Even if Judge Kernodle's decision becomes the final word on this rule, Brian Concklin, a partner at Clifford Chance LLP, said the FTC would almost certainly try again on a new regulation. "I would not bank on a reversion back to the old form forever," he said.
Observers say the FTC can craft a new rule that would survive a new challenge. But Edward B. Schwartz, a Reed Smith LLP partner, says the FTC would have to show that it took costs into account. And it likely wouldn't be able to put forward the same expansive new requirements. "They're going to have to scale back," he said.
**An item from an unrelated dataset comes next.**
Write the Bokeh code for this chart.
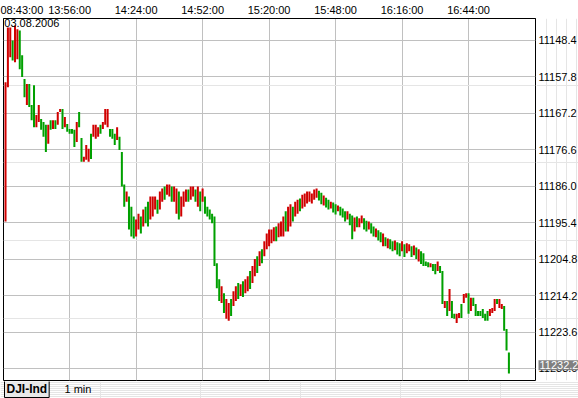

In the interim, observers say, the rule's precarious position raises at least some measure of uncertainty for companies that are facing binding transactional deadlines and other time pressures to notify their transactions before it becomes clear whether Judge Kernodle's decision will be put on hold for more than a week. And some say that uncertainty is heightened by the turmoil surrounding the abrupt departure last week of DOJ Antitrust Division head Gail Slater.
"As of now, companies contemplating a reportable transaction lack clarity as to who will be the lead antitrust official reviewing their deal — assuming it is reviewed by DOJ, rather than the FTC — and what type and quantity of information will have to be provided to the agencies on the front end," said Robert "Bob" M. Cooper, a partner at King & Spalding LLP.
Attorneys note that reverting back to the old form, which makes fewer information demands, likely wouldn't be particularly disruptive for companies and antitrust attorneys.
"In most instances, it should not be too challenging, to use the old form," Concklin said.
Carl Hittinger, the national team leader of BakerHostetler's antitrust and competition practice, said that if forced to use the old form, enforcers may ramp up their scrutiny, including by issuing more in-depth second-request probes. "That could be very disruptive, and very expensive," he said.
The case is Chamber of Commerce of the United States of America et al. v. Federal Trade Commission et al., case number 6:25-cv-00009, in the U.S. District Court for the Eastern District of Texas.